*Stored records*
____

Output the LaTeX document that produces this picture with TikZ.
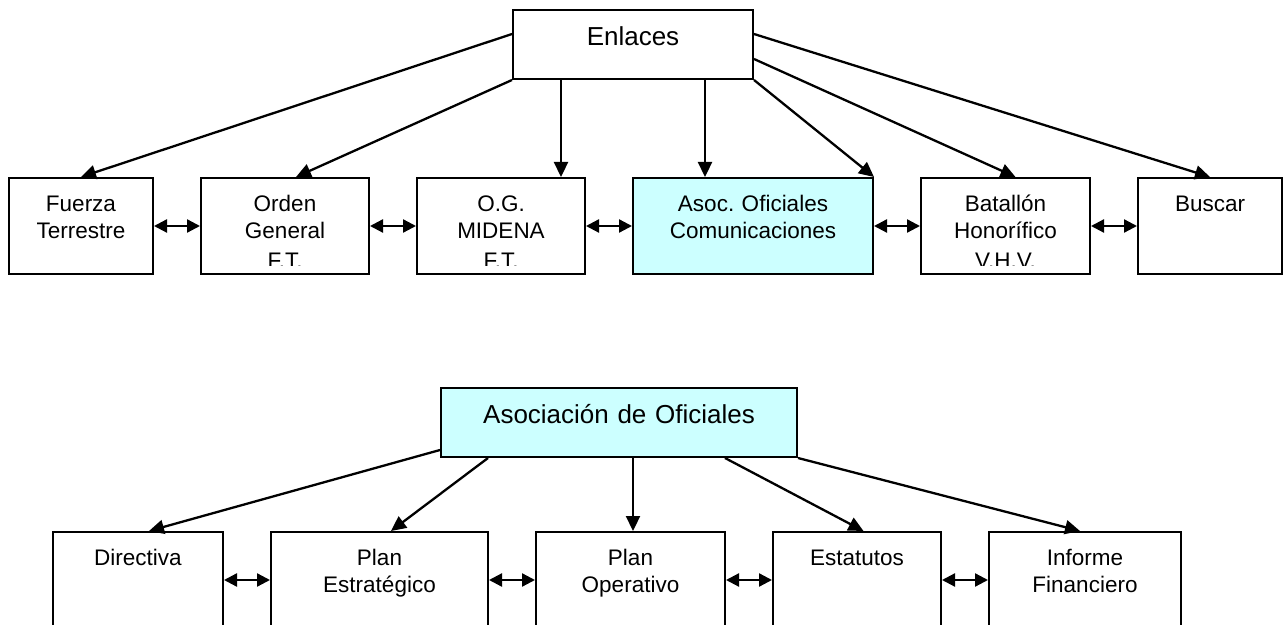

____

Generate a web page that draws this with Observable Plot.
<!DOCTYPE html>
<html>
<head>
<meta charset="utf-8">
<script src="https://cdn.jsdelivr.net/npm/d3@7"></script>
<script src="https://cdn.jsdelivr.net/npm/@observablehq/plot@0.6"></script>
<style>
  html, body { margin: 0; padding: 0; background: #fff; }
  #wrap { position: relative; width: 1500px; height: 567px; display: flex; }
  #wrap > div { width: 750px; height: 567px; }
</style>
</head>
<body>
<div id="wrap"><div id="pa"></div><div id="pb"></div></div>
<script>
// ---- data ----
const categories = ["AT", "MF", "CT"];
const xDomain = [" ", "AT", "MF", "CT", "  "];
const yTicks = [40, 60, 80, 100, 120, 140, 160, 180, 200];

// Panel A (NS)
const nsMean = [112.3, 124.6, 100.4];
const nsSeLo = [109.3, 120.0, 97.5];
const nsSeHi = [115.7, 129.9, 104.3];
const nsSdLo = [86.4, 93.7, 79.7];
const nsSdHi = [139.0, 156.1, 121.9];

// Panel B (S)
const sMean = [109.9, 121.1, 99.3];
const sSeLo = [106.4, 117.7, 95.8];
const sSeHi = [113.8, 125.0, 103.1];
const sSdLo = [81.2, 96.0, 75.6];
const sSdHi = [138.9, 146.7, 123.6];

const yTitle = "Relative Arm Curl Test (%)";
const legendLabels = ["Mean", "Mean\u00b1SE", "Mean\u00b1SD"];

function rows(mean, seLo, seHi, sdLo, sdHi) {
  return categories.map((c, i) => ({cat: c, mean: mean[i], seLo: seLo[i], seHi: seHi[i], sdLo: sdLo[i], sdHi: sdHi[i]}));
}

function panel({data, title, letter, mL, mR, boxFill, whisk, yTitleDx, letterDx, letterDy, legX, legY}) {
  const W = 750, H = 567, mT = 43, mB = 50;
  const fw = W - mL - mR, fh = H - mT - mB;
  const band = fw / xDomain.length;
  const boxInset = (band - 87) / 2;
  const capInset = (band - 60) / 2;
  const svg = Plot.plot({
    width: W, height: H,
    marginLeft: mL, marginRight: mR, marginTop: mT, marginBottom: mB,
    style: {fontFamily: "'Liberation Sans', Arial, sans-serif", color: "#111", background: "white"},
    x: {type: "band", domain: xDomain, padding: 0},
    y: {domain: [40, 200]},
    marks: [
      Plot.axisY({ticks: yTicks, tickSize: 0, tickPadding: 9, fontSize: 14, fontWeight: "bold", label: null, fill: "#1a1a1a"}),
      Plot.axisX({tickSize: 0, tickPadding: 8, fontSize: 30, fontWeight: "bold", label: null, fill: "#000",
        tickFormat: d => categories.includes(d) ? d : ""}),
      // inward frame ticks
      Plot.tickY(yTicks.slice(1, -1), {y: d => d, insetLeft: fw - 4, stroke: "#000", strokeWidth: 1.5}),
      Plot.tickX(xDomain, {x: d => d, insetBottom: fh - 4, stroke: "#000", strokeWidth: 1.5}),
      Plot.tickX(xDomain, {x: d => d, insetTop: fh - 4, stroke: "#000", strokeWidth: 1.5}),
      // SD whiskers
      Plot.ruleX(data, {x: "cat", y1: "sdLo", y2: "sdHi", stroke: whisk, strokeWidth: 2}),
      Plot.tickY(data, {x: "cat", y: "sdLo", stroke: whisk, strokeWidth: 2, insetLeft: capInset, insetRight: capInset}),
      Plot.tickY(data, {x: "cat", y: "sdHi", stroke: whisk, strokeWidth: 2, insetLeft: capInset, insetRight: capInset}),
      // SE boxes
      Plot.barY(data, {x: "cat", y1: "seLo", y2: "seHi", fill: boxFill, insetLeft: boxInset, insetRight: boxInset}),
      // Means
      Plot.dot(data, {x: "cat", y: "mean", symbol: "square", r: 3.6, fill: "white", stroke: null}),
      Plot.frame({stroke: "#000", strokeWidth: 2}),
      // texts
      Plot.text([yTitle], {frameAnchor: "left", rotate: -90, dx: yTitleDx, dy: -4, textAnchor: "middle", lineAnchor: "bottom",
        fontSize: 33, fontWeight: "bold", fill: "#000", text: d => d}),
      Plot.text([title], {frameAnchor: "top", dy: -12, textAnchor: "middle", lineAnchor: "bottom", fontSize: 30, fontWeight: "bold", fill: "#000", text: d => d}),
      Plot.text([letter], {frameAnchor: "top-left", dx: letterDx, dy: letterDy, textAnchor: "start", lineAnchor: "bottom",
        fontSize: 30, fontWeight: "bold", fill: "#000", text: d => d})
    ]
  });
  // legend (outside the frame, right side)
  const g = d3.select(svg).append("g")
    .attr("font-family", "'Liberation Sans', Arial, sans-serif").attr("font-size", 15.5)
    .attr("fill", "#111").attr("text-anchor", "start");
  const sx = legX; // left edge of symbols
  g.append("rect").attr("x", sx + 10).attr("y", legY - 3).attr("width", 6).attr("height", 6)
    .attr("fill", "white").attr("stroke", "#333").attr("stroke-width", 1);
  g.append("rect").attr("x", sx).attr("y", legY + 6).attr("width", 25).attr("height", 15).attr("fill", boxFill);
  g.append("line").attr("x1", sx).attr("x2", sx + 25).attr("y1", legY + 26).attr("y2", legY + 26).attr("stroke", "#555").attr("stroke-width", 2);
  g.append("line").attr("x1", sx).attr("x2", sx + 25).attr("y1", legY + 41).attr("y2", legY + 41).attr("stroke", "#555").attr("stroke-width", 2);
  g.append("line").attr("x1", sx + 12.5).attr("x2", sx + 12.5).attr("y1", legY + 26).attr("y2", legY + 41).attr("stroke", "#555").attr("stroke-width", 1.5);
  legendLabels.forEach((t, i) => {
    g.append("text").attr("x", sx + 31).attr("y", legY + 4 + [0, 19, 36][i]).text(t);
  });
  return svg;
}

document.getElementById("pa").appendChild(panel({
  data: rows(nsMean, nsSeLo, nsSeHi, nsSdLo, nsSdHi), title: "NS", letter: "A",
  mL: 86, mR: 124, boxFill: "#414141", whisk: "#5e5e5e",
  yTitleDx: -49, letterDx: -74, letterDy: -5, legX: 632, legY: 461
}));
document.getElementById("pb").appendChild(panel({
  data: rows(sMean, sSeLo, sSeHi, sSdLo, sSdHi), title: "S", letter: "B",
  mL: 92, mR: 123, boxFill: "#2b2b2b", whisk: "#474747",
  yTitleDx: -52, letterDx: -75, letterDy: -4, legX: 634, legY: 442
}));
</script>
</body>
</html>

____

*Written task*
Set out every line from the material that contains the string "this".

*Full output*
Output the LaTeX document that produces this picture with TikZ.
Generate a web page that draws this with Observable Plot.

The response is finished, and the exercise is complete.